II. Рассвет и возвращение к свету
Высказав все это, я хочу теперь вернуться собственно к науке. Я ни в коем случае не рассчитываю дать всеобъемлющий обзор этой довольно-таки мрачной темы, ни с метафизической, ни с научной точки зрения, но хочу связать ее с темами масштабирования и сетевых систем, которые мы развивали в предыдущих главах. Я собираюсь показать, что смерть – как и рост – дает еще один важный пример применимости этого мировоззрения к нахождению новых возможностей решения фундаментальных проблем биологии и биомедицины путем создания численной общетеоретической системы для понимания многих общих характеристик старения и смертности.
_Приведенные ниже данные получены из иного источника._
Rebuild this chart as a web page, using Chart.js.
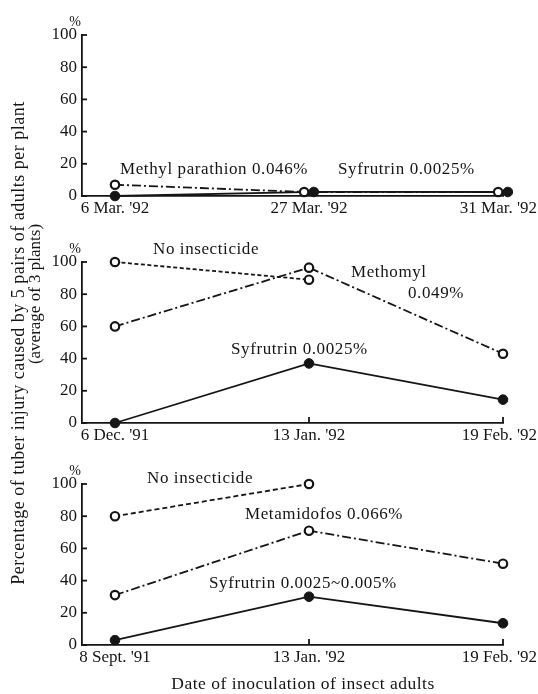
<!DOCTYPE html>
<html>
<head>
<meta charset="utf-8">
<script src="https://cdn.jsdelivr.net/npm/chart.js@4.4.1/dist/chart.umd.min.js"></script>
<style>
  body { margin: 0; background: #fff; }
  #wrap { position: relative; width: 538px; height: 694px; font-family: "Liberation Serif", serif; color: #151515; }
  canvas { position: absolute; left: 0; }
  .ytitle { position: absolute; white-space: nowrap; transform: translate(-50%, -50%) rotate(-90deg); }
  #xtitle { position: absolute; left: 34px; width: 538px; top: 673px; text-align: center; font-size: 17.5px; letter-spacing: 0.5px; }
</style>
</head>
<body>
<div id="wrap">
  <canvas id="c1" width="538" height="225" style="top:0px"></canvas>
  <canvas id="c2" width="538" height="225" style="top:225px"></canvas>
  <canvas id="c3" width="538" height="244" style="top:450px"></canvas>
  <div class="ytitle" style="left:18px; top:343px; font-size:18px; letter-spacing:0.5px">Percentage of tuber injury caused by 5 pairs of adults per plant</div>
  <div class="ytitle" style="left:35px; top:294px; font-size:17px">(average of 3 plants)</div>
  <div id="xtitle">Date of inoculation of insect adults</div>
</div>
<script>
// tick labels
const yTicks = [0, 20, 40, 60, 80, 100];

// top panel
const datesA = ["6 Mar. '92", "27 Mar. '92", "31 Mar. '92"];
const methylParathionA = [7, 2.5, 2.5];
const syfrutrinA = [0, 2.5, 2.5];

// middle panel
const datesB = ["6 Dec. '91", "13 Jan. '92", "19 Feb. '92"];
const noInsecticideB = [100, 89, null];
const methomylB = [60, 96.5, 43];
const syfrutrinB = [0, 37, 14.5];

// bottom panel
const datesC = ["8 Sept. '91", "13 Jan. '92", "19 Feb. '92"];
const noInsecticideC = [80, 100, null];
const metamidofosC = [31, 71, 50.5];
const syfrutrinC = [3, 30, 13.5];

const ink = '#151515';
const font = '"Liberation Serif", serif';
const dashDot = [9, 3, 2, 3];

// markers that sit on top of each other get pushed a little apart
function toPoints(values, other, side) {
  return values.map((v, i) => {
    if (v == null) return null;
    let shift = 0;
    if (other && other[i] != null && Math.abs(other[i] - v) < 2) shift = side * 0.025;
    return { x: i + shift, y: v };
  }).filter(p => p);
}

function line(points, open, dash) {
  return {
    data: points,
    borderColor: ink,
    borderWidth: 1.8,
    borderDash: dash,
    pointRadius: open ? 4.2 : 4.8,
    pointBorderWidth: open ? 2.2 : 1,
    pointBorderColor: ink,
    pointBackgroundColor: open ? '#fff' : ink,
    tension: 0,
    clip: false
  };
}

const inkPlugin = {
  id: 'ink',
  afterDraw(chart, args, opts) {
    const { ctx, scales: { x, y } } = chart;
    ctx.save();
    ctx.strokeStyle = ink;
    ctx.lineWidth = 1.8;
    // inward ticks on the y axis
    yTicks.forEach(v => {
      const py = y.getPixelForValue(v);
      ctx.beginPath(); ctx.moveTo(x.left, py); ctx.lineTo(x.left + 5, py); ctx.stroke();
    });
    // small upward ticks on the date axis
    opts.dates.forEach((d, i) => {
      if (i === 0) return;
      const px = x.getPixelForValue(i);
      ctx.beginPath(); ctx.moveTo(px, y.bottom); ctx.lineTo(px, y.bottom - 6); ctx.stroke();
    });
    ctx.fillStyle = ink;
    ctx.textBaseline = 'middle';
    ctx.font = '17px ' + font;
    ctx.textAlign = 'center';
    opts.dates.forEach((d, i) => {
      const w = ctx.measureText(d).width;
      let cx = x.getPixelForValue(i);
      cx = Math.min(cx, chart.width - 1 - w / 2);
      ctx.fillText(d, cx, y.bottom + 13);
    });
    ctx.font = '14px ' + font;
    ctx.fillText('%', x.left - 7, y.top - 13);
    ctx.font = '17px ' + font;
    ctx.letterSpacing = '0.6px';
    ctx.textAlign = 'left';
    opts.notes.forEach(n => ctx.fillText(n.text, n.x, n.y));
    ctx.restore();
  }
};

function panel(id, dates, datasets, notes, padTop, padBottom) {
  new Chart(document.getElementById(id), {
    type: 'line',
    data: { datasets: datasets },
    options: {
      responsive: false,
      animation: false,
      events: [],
      layout: { padding: { left: 42, right: 35, top: padTop, bottom: padBottom } },
      plugins: { legend: { display: false }, tooltip: { enabled: false }, ink: { dates: dates, notes: notes } },
      scales: {
        x: {
          type: 'linear', min: -0.17, max: 2,
          grid: { display: false, drawTicks: false },
          ticks: { display: false },
          border: { color: ink, width: 1.8 },
          afterFit: s => { s.height = 0; }
        },
        y: {
          min: 0, max: 100,
          afterBuildTicks: s => { s.ticks = yTicks.map(v => ({ value: v })); },
          ticks: { color: ink, font: { family: font, size: 17 }, padding: 5 },
          grid: { display: false, drawTicks: false },
          border: { color: ink, width: 1.8 },
          afterFit: s => { s.width = 40; }
        }
      }
    },
    plugins: [inkPlugin]
  });
}

panel('c1', datesA, [
  line(toPoints(methylParathionA, syfrutrinA, -1), true, dashDot),
  line(toPoints(syfrutrinA, methylParathionA, 1), false, [])
], [
  { text: 'Methyl parathion 0.046%', x: 120, y: 170 },
  { text: 'Syfrutrin 0.0025%', x: 338, y: 170 }
], 35, 29);

panel('c2', datesB, [
  line(toPoints(noInsecticideB), true, [4, 2.5]),
  line(toPoints(methomylB), true, dashDot),
  line(toPoints(syfrutrinB), false, [])
], [
  { text: 'No insecticide', x: 153, y: 25 },
  { text: 'Methomyl', x: 351, y: 48 },
  { text: '0.049%', x: 408, y: 69 },
  { text: 'Syfrutrin 0.0025%', x: 231, y: 125 }
], 37, 27);

panel('c3', datesC, [
  line(toPoints(noInsecticideC), true, [5, 3]),
  line(toPoints(metamidofosC), true, dashDot),
  line(toPoints(syfrutrinC), false, [])
], [
  { text: 'No insecticide', x: 147, y: 29 },
  { text: 'Metamidofos 0.066%', x: 245, y: 65 },
  { text: 'Syfrutrin 0.0025~0.005%', x: 209, y: 134 }
], 34, 49);
</script>
</body>
</html>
Кроме того, оно основано на убеждении в том, что только более широкое понимание механики смерти и ее тесных взаимоотношений с жизнью, а также их связи с принципами действия других крупных явлений нашей Вселенной могут помочь нам разобраться в тех тревожных метафизических вопросах, которые не перестают нас преследовать.
В отличие от многих событий жизненного цикла – например, рождения, роста или зрелости, – имеющих преимущественно позитивный образ, со старением и смертью большинство из нас иметь дела не хочет. Как точно заметил Вуди Аллен: «Я не то чтобы боюсь умереть – я просто не хочу при этом присутствовать». Гораздо проще было бы не иметь сознания, подобно животному или растению, и «не присутствовать при этом». Мы тратим огромные деньги на попытки продлить свою жизнь и отсрочить смерть, даже давно став немощными до полного бессилия, а иногда и давно утратив сознание и не будучи самими собой. Только в Соединенных Штатах более 50 млрд долларов в год тратится на различные омолаживающие товары, диеты и медикаменты, от витаминов, трав и пищевых добавок до продуктов питания, гормонов, мазей и тренировочных приспособлений. По общему мнению подавляющего большинства медиков, в том числе Американской медицинской ассоциации, либо ни одно из этих средств не приносит сколько-нибудь заметных доказанных результатов с точки зрения замедления или обращения процесса старения, либо на это способны лишь немногие из них. Сразу оговорюсь, что и сам я не всегда способен устоять перед подобными практиками и послушно принимаю свои витамины, пищевые добавки и, время от времени, другие средства, хоть и воздерживаюсь самым решительным образом от чрезмерных физических упражнений.